Aim of the exercise:
Retype the opening lines of the listing below, ending with the line that contains "from matplotlib.ticker import", and leave out any pictures.

Source records:
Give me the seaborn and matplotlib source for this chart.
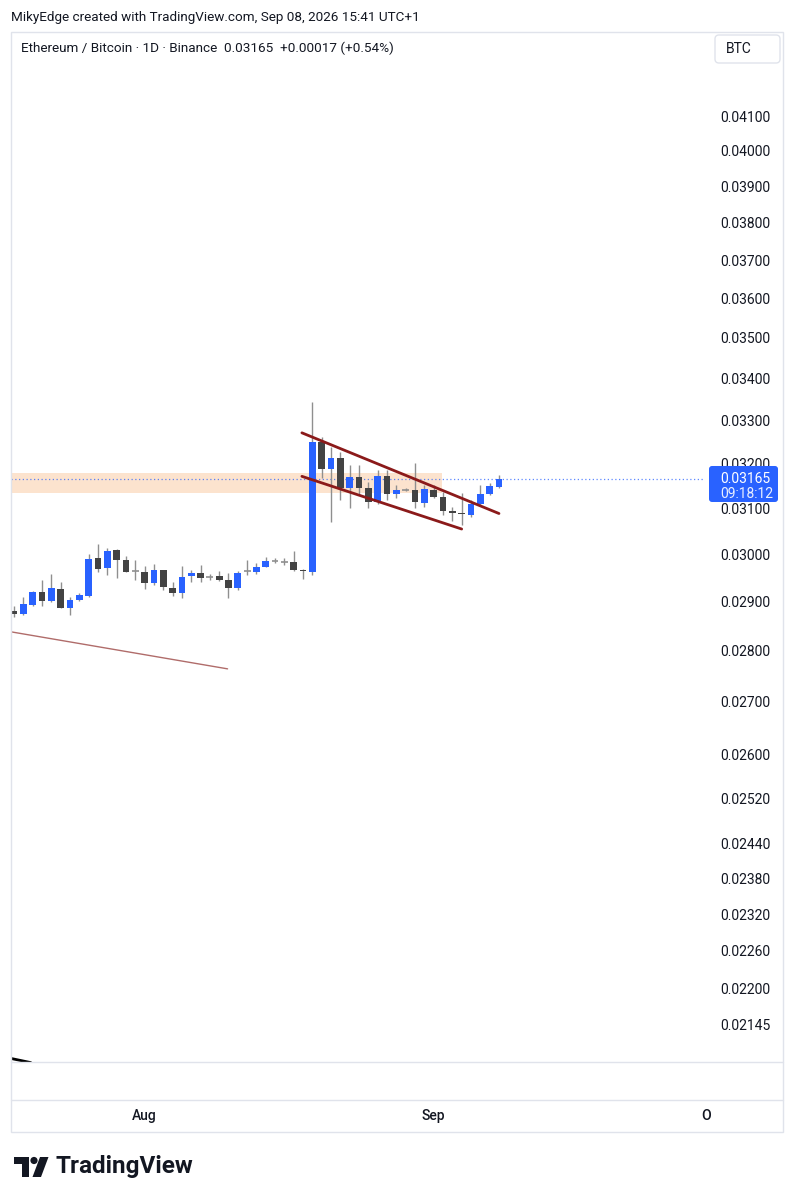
import numpy as np
import pandas as pd
import matplotlib
matplotlib.use("Agg")
import matplotlib.pyplot as plt
import seaborn as sns
from matplotlib.patches import Rectangle, FancyBboxPatch, Polygon, Circle
from matplotlib.ticker import FixedLocator, NullLocator, NullFormatter, FixedFormatter

# ---------------- data ----------------
start_date = "2026-07-18"
opens = [0.02881, 0.02875, 0.02893, 0.02920, 0.02901, 0.02926, 0.02887, 0.02903, 0.02912, 0.02992,
         0.02971, 0.03009, 0.02987, 0.02964, 0.02962, 0.02939, 0.02966, 0.02928, 0.02918, 0.02954,
         0.02960, 0.02951, 0.02954, 0.02945, 0.02928, 0.02963, 0.02962, 0.02973, 0.02985, 0.02984,
         0.02983, 0.02967, 0.02962, 0.03250, 0.03188, 0.03213, 0.03145, 0.03170, 0.03145, 0.03113,
         0.03172, 0.03131, 0.03141, 0.03140, 0.03111, 0.03140, 0.03125, 0.03093, 0.03090, 0.03085,
         0.03109, 0.03131, 0.03147]
highs = [0.02891, 0.02909, 0.02921, 0.02945, 0.02958, 0.02941, 0.02909, 0.02918, 0.03000, 0.03022,
         0.03013, 0.03010, 0.02996, 0.02987, 0.02975, 0.02979, 0.02967, 0.02941, 0.02975, 0.02966,
         0.02977, 0.02958, 0.02964, 0.02960, 0.02964, 0.02987, 0.02981, 0.02994, 0.02992, 0.02992,
         0.03007, 0.02968, 0.03344, 0.03261, 0.03238, 0.03227, 0.03197, 0.03197, 0.03158, 0.03185,
         0.03185, 0.03152, 0.03145, 0.03201, 0.03152, 0.03152, 0.03136, 0.03102, 0.03134, 0.03118,
         0.03152, 0.03156, 0.03174]
lows = [0.02869, 0.02873, 0.02891, 0.02891, 0.02899, 0.02886, 0.02873, 0.02901, 0.02910, 0.02962,
        0.02956, 0.02949, 0.02961, 0.02945, 0.02926, 0.02935, 0.02924, 0.02912, 0.02907, 0.02941,
        0.02941, 0.02945, 0.02943, 0.02907, 0.02924, 0.02956, 0.02958, 0.02972, 0.02981, 0.02977,
        0.02964, 0.02947, 0.02956, 0.03167, 0.03070, 0.03118, 0.03100, 0.03129, 0.03100, 0.03110,
        0.03118, 0.03122, 0.03138, 0.03100, 0.03102, 0.03122, 0.03085, 0.03072, 0.03063, 0.03080,
        0.03107, 0.03129, 0.03145]
closes = [0.02874, 0.02895, 0.02920, 0.02901, 0.02928, 0.02887, 0.02903, 0.02914, 0.02989, 0.02968,
          0.03007, 0.02987, 0.02962, 0.02964, 0.02939, 0.02966, 0.02931, 0.02918, 0.02952, 0.02960,
          0.02949, 0.02951, 0.02945, 0.02928, 0.02960, 0.02963, 0.02973, 0.02985, 0.02985, 0.02984,
          0.02966, 0.02964, 0.03250, 0.03188, 0.03213, 0.03145, 0.03170, 0.03145, 0.03113, 0.03172,
          0.03131, 0.03140, 0.03141, 0.03113, 0.03143, 0.03125, 0.03093, 0.03089, 0.03088, 0.03109,
          0.03131, 0.03149, 0.03165]

price_ticks = [0.04100, 0.04000, 0.03900, 0.03800, 0.03700, 0.03600, 0.03500, 0.03400, 0.03300,
               0.03200, 0.03100, 0.03000, 0.02900, 0.02800, 0.02700, 0.02600, 0.02520, 0.02440,
               0.02380, 0.02320, 0.02260, 0.02200, 0.02145]
month_dates = ["2026-08-01", "2026-09-01"]
month_labels = ["Aug", "Sep"]

# drawings (bar index, price)
zone_low, zone_high = 0.03134, 0.03179
zone_end = 45.9
chan_upper_x, chan_upper_y = [30.87, 52.0], [0.03271, 0.03088]
chan_lower_x, chan_lower_y = [30.87, 48.0], [0.03171, 0.03054]
trend_x, trend_y = [-0.32, 22.9], [0.02838, 0.02764]
black_x, black_y = [-0.6, 1.8], [0.02094, 0.02087]

last_close = closes[-1]
header = "Ethereum / Bitcoin · 1D · Binance  0.03165  +0.00017 (+0.54%)"
credit = "MikyEdge created with TradingView.com, Sep 08, 2026 15:41 UTC+1"
countdown = "09:18:12"

dates = pd.date_range(start_date, periods=len(closes), freq="D")
df = pd.DataFrame({"date": dates, "open": opens, "high": highs, "low": lows, "close": closes})
df["idx"] = np.arange(len(df))

# ---------------- style ----------------
sns.set_theme(style="white")
plt.rcParams["font.family"] = ["Roboto", "DejaVu Sans"]
TXT = "#131722"
BLUE = "#2962FF"
DARK = "#434343"
WICK = "#8f8f8f"

W, H = 796, 1200
fig = plt.figure(figsize=(W / 100, H / 100), dpi=100)
fig.patch.set_facecolor("white")

left_px, right_px, top_px, bot_px = 11, 705, 32, 1062
ax = fig.add_axes([left_px / W, 1 - bot_px / H, (right_px - left_px) / W, (bot_px - top_px) / H])
ax.set_facecolor("white")
ax.set_yscale("log")
ax.set_ylim(0.020879, 0.04354)
ax.set_xlim(-0.32, 74.09)
for s in ax.spines.values():
    s.set_visible(False)
ax.grid(False)

# zone
ax.fill_between([-0.32, zone_end], zone_low, zone_high, color="#FCE3CE", lw=0, zorder=1)
# last price dotted line
ax.axhline(last_close, color=BLUE, lw=0.9, ls=(0, (1, 2)), alpha=0.75, zorder=1.5)

# candles
bw = 0.72
for _, r in df.iterrows():
    i = r["idx"]
    ax.vlines(i, r["low"], r["high"], color=WICK, lw=1, zorder=2)
    if r["close"] == r["open"]:
        ax.hlines(r["close"], i - bw / 2, i + bw / 2, color=WICK, lw=1.2, zorder=3)
        continue
    up = r["close"] > r["open"]
    lo, hi = min(r["open"], r["close"]), max(r["open"], r["close"])
    ax.bar(i, hi - lo, bottom=lo, width=bw, color=BLUE if up else DARK, lw=0, zorder=3)

# drawings with seaborn
sns.lineplot(x=chan_upper_x, y=chan_upper_y, ax=ax, color="#8B1A1A", lw=2, zorder=4)
sns.lineplot(x=chan_lower_x, y=chan_lower_y, ax=ax, color="#8B1A1A", lw=2, zorder=4)
sns.lineplot(x=trend_x, y=trend_y, ax=ax, color="#B06C6A", lw=1, zorder=4)
sns.lineplot(x=black_x, y=black_y, ax=ax, color="black", lw=2, zorder=4)
ax.set_xlabel("")
ax.set_ylabel("")

# axes ticks
ax.yaxis.tick_right()
ax.yaxis.set_major_locator(FixedLocator(price_ticks))
ax.yaxis.set_major_formatter(FixedFormatter([f"{t:.5f}" for t in price_ticks]))
ax.yaxis.set_minor_locator(NullLocator())
ax.yaxis.set_minor_formatter(NullFormatter())
ax.tick_params(axis="y", length=0, pad=11, labelsize=10, labelcolor=TXT)
month_idx = [(pd.Timestamp(d) - pd.Timestamp(start_date)).days for d in month_dates]
ax.set_xticks(month_idx)
ax.set_xticklabels(month_labels)
ax.tick_params(axis="x", length=0, pad=34, labelsize=10, labelcolor=TXT)
for lab in ax.get_xticklabels():
    lab.set_fontweight("medium")

# ---------------- overlay (pixel coords) ----------------
ov = fig.add_axes([0, 0, 1, 1], zorder=5)
ov.set_xlim(0, W)
ov.set_ylim(H, 0)
ov.axis("off")
ov.patch.set_alpha(0)

fc = "#E0E3EB"
ov.add_patch(Rectangle((11, 32), 772, 1100, fill=False, ec=fc, lw=1))
ov.plot([11, 783], [1062, 1062], color=fc, lw=1)
ov.plot([11, 783], [1100, 1100], color=fc, lw=1)

ov.text(11, 17, credit, fontsize=9.7, color=TXT, va="center", ha="left")
ov.text(21, 48, header, fontsize=9.7, color=TXT, va="center", ha="left")
ov.add_patch(FancyBboxPatch((715, 35), 65, 28, boxstyle="round,pad=0,rounding_size=4",
                            fc="white", ec=fc, lw=1))
ov.text(726, 49, "BTC", fontsize=10, color=TXT, va="center", ha="left")
ov.text(706, 1116, "O", fontsize=10, color=TXT, va="center", ha="center", fontweight="medium")

# last price label
fig.canvas.draw()
y_disp = ax.transData.transform((0, last_close))[1]
yp = H - y_disp
ov.add_patch(FancyBboxPatch((709, yp - 13), 69, 36, boxstyle="round,pad=0,rounding_size=3",
                            fc=BLUE, ec="none"))
ov.text(720, yp, f"{last_close:.5f}", fontsize=10, color="white", va="center", ha="left")
ov.text(720, yp + 15, countdown, fontsize=10, color="#E8EEFF", va="center", ha="left")

# TradingView logo
ov.add_patch(Polygon([(14, 1157), (29, 1157), (29, 1177), (22, 1177), (22, 1164), (14, 1164)],
                     closed=True, fc="#131722", ec="none"))
ov.add_patch(Circle((34, 1160.5), 3.6, fc="#131722", ec="none"))
ov.add_patch(Polygon([(40, 1157), (48.5, 1157), (41, 1177), (32.5, 1177)], closed=True,
                     fc="#131722", ec="none"))
ov.text(55, 1167, "TradingView", fontsize=17.5, fontweight="bold", color="#131722",
        va="center", ha="left")

fig.savefig("out.png", dpi=100, facecolor="white")
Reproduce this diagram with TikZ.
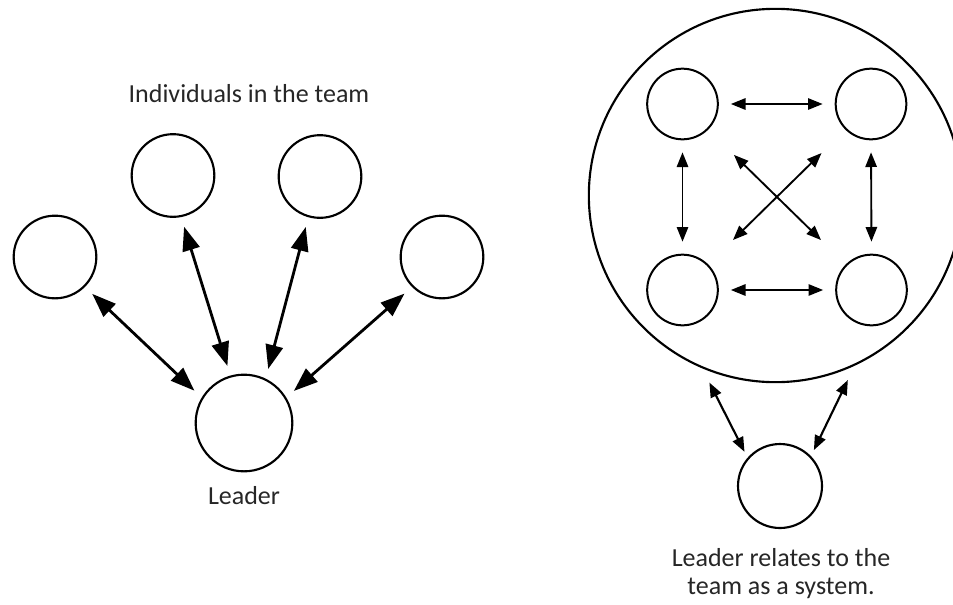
\documentclass[tikz,border=0pt]{standalone}
\usepackage{fontspec}
\setmainfont{Carlito}
\usetikzlibrary{arrows.meta}

\tikzset{
  member/.style={draw, circle, line width=1.6pt, inner sep=0pt, minimum size=62pt},
  leader/.style={draw, circle, line width=1.6pt, inner sep=0pt, minimum size=72.5pt},
  teammate/.style={draw, circle, line width=1.5pt, inner sep=0pt, minimum size=53pt},
  system/.style={draw, circle, line width=1.6pt, inner sep=0pt, minimum size=280pt},
  heavyarrow/.style={{Triangle[length=18pt,width=13pt]}-{Triangle[length=18pt,width=13pt]}, line width=2.1pt, shorten <=7.5pt, shorten >=7.5pt},
  lightarrow/.style={{Triangle[length=11pt,width=8.5pt]}-{Triangle[length=11pt,width=8.5pt]}, line width=1.4pt},
  caption/.style={font=\fontsize{19.5}{21}\selectfont, inner sep=0pt, text=black!85}
}

\begin{document}
\begin{tikzpicture}[x=0.75pt,y=0.75pt,yscale=-1,xscale=1]
\useasboundingbox (0,0) rectangle (953,604);

%Shape: Circle [left group]
\node [member] (ind1) at (55,257) {};
\node [member] (ind2) at (173,175.5) {};
\node [member] (ind3) at (320,176.5) {};
\node [member] (ind4) at (442,257) {};
\node [leader] (boss) at (244,423) {};

%Straight Lines [left group]
\draw [heavyarrow] (ind1.-45) -- (boss.149);
\draw [heavyarrow] (ind2.-79) -- (boss.106);
\draw [heavyarrow] (ind3.-106) -- (boss.64);
\draw [heavyarrow] (ind4.-135) -- (boss.31);

%Shape: Circle [right group]
\node [system] (team) at (775.5,195.5) {};
\node [teammate] (tl) at (682.5,104) {};
\node [teammate] (tr) at (871,104) {};
\node [teammate] (bl) at (682.5,290) {};
\node [teammate] (br) at (871.5,290) {};
\node [leader, minimum size=63pt] (head) at (780,486) {};

%Straight Lines [right group]
\draw [lightarrow, shorten <=9pt, shorten >=9pt] (tl.east) -- (tr.west);
\draw [lightarrow, shorten <=9pt, shorten >=9pt] (bl.east) -- (br.west);
\draw [lightarrow, shorten <=9pt, shorten >=9pt] (tl.south) -- (bl.north);
\draw [lightarrow, shorten <=9pt, shorten >=9pt] (tr.south) -- (br.north);
\draw [lightarrow, shorten <=27pt, shorten >=26pt] (tl.-45) -- (br.135);
\draw [lightarrow, shorten <=25pt, shorten >=26pt] (tr.-135) -- (bl.45);
\draw [lightarrow, line width=1.6pt, shorten <=12pt, shorten >=5pt] (team.-113) -- (head.139);
\draw [lightarrow, line width=1.6pt, shorten <=12pt, shorten >=5pt] (team.-65) -- (head.44);

% Text Node
\node [caption, anchor=base] (title) at (249,102) {Individuals in the team};
% Text Node
\node [caption, anchor=base] (bosslabel) at (244,504) {Leader};
% Text Node
\node [caption, anchor=base, align=center] (headlabel) at (781,594) {Leader relates to the\\team as a system.};

\end{tikzpicture}
\end{document}
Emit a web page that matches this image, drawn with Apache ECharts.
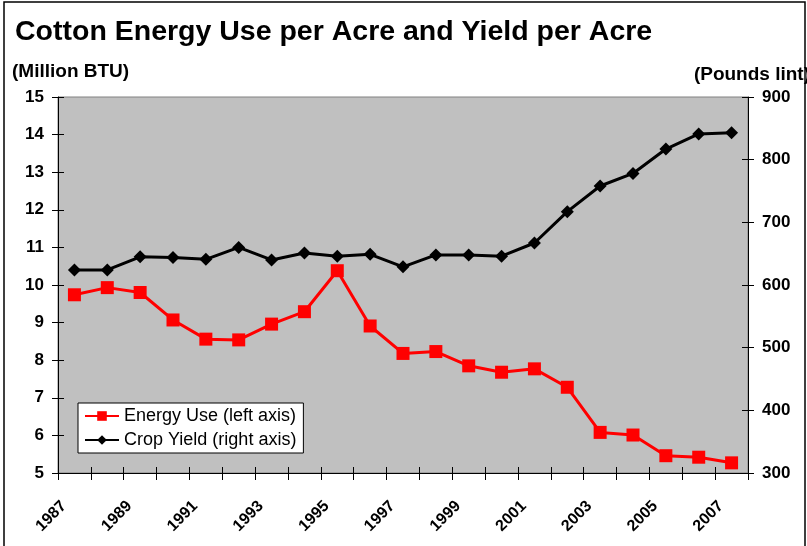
<!DOCTYPE html>
<html>
<head>
<meta charset="utf-8">
<title>Cotton Energy Use per Acre and Yield per Acre</title>
<script src="https://cdn.jsdelivr.net/npm/echarts@6/dist/echarts.min.js"></script>
<style>
  html, body { margin: 0; padding: 0; background: #fff; }
  #chart { width: 807px; height: 546px; }
</style>
</head>
<body>
<div id="chart"></div>
<script>
// Data
const years = ['1987', '1988', '1989', '1990', '1991', '1992', '1993', '1994', '1995', '1996',
  '1997', '1998', '1999', '2000', '2001', '2002', '2003', '2004', '2005', '2006', '2007'];

// Million BTU per acre (left axis)
const energyUse = [9.74, 9.93, 9.80, 9.07, 8.56, 8.54, 8.96, 9.29, 10.38, 8.91,
  8.18, 8.23, 7.85, 7.68, 7.77, 7.28, 6.08, 6.01, 5.46, 5.42, 5.27];

// Pounds lint per acre (right axis)
const cropYield = [624, 624, 645, 644, 641, 660, 640, 651, 646, 649,
  629, 648, 648, 646, 667, 717, 758, 778, 817, 841, 843];

const chart = echarts.init(document.getElementById('chart'));

const font = 'Liberation Sans, Arial, sans-serif';
const axisColor = '#000';

// inside copies of the axes give Excel-style "cross" tick marks
const yInside = (min, max, interval, pos) => ({
  type: 'value', min, max, interval, position: pos,
  axisLine: { show: false },
  axisTick: { show: true, inside: true, length: 6, lineStyle: { color: axisColor } },
  axisLabel: { show: false },
  splitLine: { show: false }
});

const option = {
  backgroundColor: '#fff',
  animation: false,
  textStyle: { fontFamily: font },
  title: {
    text: 'Cotton Energy Use per Acre and Yield per Acre',
    left: 10,
    top: 13,
    textStyle: { fontSize: 28.5, fontWeight: 'bold', color: '#000', fontFamily: font }
  },
  graphic: [
    {
      type: 'rect',
      shape: { x: 4, y: 2, width: 801, height: 600 },
      style: { fill: 'none', stroke: '#000', lineWidth: 1.5 },
      silent: true
    },
    {
      type: 'text', left: 12, top: 62,
      style: { text: '(Million BTU)', font: 'bold 19px ' + font, fill: '#000' }
    },
    {
      type: 'text', right: -3, top: 65,
      style: { text: '(Pounds lint)', font: 'bold 19px ' + font, fill: '#000' }
    }
  ],
  legend: {
    orient: 'vertical',
    left: 78,
    top: 403,
    padding: [4, 7, 4, 6],
    itemGap: 6,
    itemWidth: 34,
    itemHeight: 12,
    backgroundColor: '#fff',
    borderColor: '#000',
    borderWidth: 1,
    borderRadius: 0,
    textStyle: { fontSize: 18, color: '#000', fontFamily: font },
    data: ['Energy Use (left axis)', 'Crop Yield (right axis)']
  },
  grid: {
    left: 58, right: 59, top: 97, bottom: 73,
    show: true,
    backgroundColor: '#C0C0C0',
    borderColor: '#808080',
    borderWidth: 1
  },
  xAxis: [
    {
      type: 'category',
      data: years,
      boundaryGap: true,
      axisLine: { lineStyle: { color: axisColor, width: 1 } },
      axisTick: { show: true, length: 7, interval: 0, lineStyle: { color: axisColor } },
      axisLabel: {
        interval: 1,
        rotate: 45,
        margin: 20,
        padding: [0, 15, 0, 0],
        fontSize: 16,
        fontWeight: 'bold',
        color: '#000',
        fontFamily: font
      },
      splitLine: { show: false }
    },
    {
      type: 'category',
      data: years,
      position: 'bottom',
      boundaryGap: true,
      axisLine: { show: false },
      axisTick: { show: true, inside: true, length: 6, interval: 0, lineStyle: { color: axisColor } },
      axisLabel: { show: false },
      splitLine: { show: false }
    }
  ],
  yAxis: [
    {
      type: 'value',
      min: 5, max: 15, interval: 1,
      position: 'left',
      axisLine: { show: true, lineStyle: { color: axisColor } },
      axisTick: { show: true, length: 6, lineStyle: { color: axisColor } },
      axisLabel: { fontSize: 17, fontWeight: 'bold', color: '#000', margin: 14, fontFamily: font },
      splitLine: { show: false }
    },
    {
      type: 'value',
      min: 300, max: 900, interval: 100,
      position: 'right',
      axisLine: { show: true, lineStyle: { color: axisColor } },
      axisTick: { show: true, length: 6, lineStyle: { color: axisColor } },
      axisLabel: { fontSize: 17, fontWeight: 'bold', color: '#000', margin: 14, fontFamily: font },
      splitLine: { show: false }
    },
    yInside(5, 15, 1, 'left'),
    yInside(300, 900, 100, 'right')
  ],
  series: [
    {
      name: 'Energy Use (left axis)',
      type: 'line',
      yAxisIndex: 0,
      data: energyUse,
      symbol: 'rect',
      symbolSize: 13,
      color: '#FF0000',
      lineStyle: { color: '#FF0000', width: 3 },
      itemStyle: { color: '#FF0000' },
      z: 3
    },
    {
      name: 'Crop Yield (right axis)',
      type: 'line',
      yAxisIndex: 1,
      data: cropYield,
      symbol: 'diamond',
      symbolSize: 13,
      color: '#000',
      lineStyle: { color: '#000', width: 3 },
      itemStyle: { color: '#000' },
      z: 2
    }
  ]
};

chart.setOption(option);
</script>
</body>
</html>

Written solution:
Give me the seaborn and matplotlib source for this chart.
import numpy as np
import pandas as pd
import matplotlib
matplotlib.use("Agg")
import matplotlib.pyplot as plt
import seaborn as sns
from matplotlib.patches import Rectangle, FancyBboxPatch, Polygon, Circle
from matplotlib.ticker import FixedLocator, NullLocator, NullFormatter, FixedFormatter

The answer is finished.